* **GIVEN TASK**
Leaving out every picture, retype the lines below from the top through the one that contains "import pandas as pd".

___ DATASET CONTENT

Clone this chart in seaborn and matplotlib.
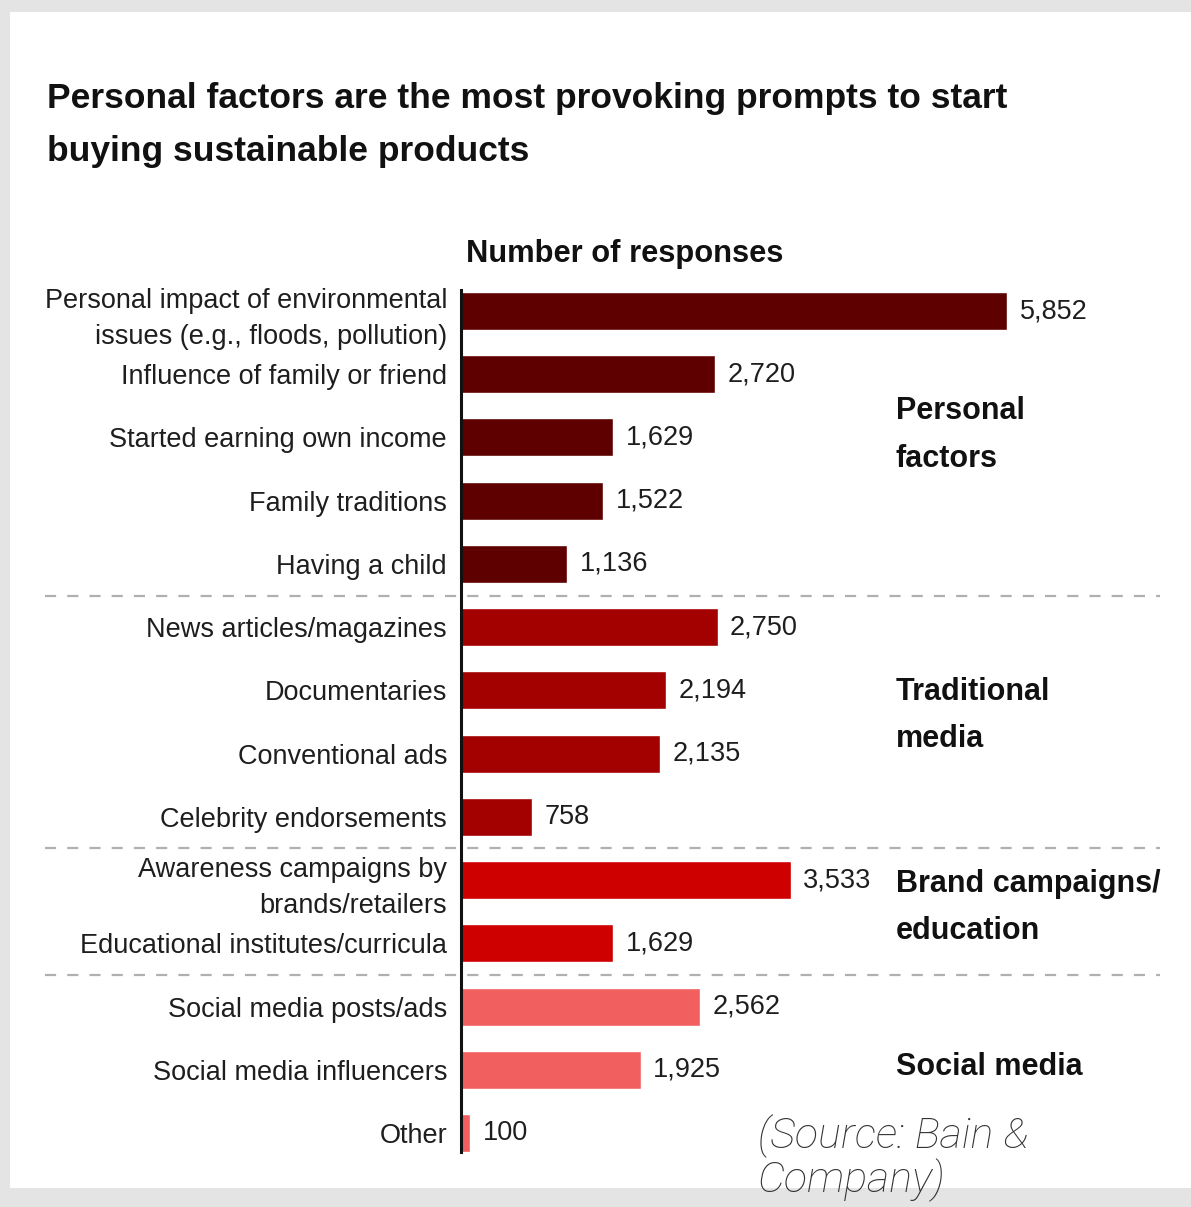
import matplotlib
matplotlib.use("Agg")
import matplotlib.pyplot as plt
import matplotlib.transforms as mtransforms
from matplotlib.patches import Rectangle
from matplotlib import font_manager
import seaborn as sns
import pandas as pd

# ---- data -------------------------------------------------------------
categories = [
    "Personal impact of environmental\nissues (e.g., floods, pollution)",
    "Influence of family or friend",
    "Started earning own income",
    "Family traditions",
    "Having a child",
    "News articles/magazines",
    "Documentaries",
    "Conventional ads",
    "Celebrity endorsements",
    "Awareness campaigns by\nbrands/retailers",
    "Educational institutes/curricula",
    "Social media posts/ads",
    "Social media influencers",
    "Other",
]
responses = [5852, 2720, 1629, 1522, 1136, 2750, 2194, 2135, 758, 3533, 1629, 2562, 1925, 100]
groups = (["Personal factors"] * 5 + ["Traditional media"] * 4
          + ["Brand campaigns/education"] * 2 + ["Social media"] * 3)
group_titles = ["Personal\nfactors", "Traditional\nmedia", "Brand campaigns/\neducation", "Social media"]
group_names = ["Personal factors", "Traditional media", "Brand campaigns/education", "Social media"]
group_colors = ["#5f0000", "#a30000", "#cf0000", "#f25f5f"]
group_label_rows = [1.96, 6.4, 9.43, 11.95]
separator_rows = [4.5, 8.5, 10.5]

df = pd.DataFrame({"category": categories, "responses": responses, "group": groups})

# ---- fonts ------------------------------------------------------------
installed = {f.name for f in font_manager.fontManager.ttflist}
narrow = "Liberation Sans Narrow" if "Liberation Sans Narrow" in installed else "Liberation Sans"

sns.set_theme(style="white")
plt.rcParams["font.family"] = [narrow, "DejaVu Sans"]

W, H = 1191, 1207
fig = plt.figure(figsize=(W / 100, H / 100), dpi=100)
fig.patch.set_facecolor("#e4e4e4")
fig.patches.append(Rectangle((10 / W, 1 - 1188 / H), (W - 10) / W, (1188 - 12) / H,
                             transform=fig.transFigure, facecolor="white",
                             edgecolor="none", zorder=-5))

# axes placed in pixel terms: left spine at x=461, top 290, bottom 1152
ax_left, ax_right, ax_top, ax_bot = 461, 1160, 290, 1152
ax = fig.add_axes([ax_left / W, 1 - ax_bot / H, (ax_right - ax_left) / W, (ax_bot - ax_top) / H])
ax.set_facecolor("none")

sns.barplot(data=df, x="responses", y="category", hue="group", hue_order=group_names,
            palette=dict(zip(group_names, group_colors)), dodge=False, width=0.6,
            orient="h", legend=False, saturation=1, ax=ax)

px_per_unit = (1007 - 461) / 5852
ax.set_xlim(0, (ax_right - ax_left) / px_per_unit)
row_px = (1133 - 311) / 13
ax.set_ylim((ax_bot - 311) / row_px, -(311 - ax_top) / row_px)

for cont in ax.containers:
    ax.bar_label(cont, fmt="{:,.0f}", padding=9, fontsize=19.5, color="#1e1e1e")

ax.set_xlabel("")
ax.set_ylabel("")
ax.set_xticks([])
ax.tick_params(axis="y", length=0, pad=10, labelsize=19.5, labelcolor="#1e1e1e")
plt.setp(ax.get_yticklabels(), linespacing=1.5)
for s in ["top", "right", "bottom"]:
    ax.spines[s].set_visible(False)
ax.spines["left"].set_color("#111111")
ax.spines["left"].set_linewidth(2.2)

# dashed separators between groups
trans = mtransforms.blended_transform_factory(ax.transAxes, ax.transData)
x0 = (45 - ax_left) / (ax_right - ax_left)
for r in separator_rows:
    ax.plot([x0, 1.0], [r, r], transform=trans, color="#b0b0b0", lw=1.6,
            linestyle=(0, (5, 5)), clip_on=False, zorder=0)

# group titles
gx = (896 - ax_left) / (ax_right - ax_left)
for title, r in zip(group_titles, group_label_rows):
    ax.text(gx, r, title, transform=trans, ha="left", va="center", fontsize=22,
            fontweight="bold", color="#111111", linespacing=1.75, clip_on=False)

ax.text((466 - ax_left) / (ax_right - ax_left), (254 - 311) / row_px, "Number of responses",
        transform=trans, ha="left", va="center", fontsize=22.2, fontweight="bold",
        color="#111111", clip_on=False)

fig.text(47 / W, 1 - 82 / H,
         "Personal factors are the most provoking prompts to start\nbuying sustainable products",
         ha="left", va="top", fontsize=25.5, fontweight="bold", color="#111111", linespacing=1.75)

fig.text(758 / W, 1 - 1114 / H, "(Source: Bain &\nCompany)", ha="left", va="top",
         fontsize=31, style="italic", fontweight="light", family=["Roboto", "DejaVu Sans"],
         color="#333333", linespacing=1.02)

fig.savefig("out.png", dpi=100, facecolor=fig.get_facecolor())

______

* **SOLUTION TO THIS PROBLEM**
Clone this chart in seaborn and matplotlib.
import matplotlib
matplotlib.use("Agg")
import matplotlib.pyplot as plt
import matplotlib.transforms as mtransforms
from matplotlib.patches import Rectangle
from matplotlib import font_manager
import seaborn as sns
import pandas as pd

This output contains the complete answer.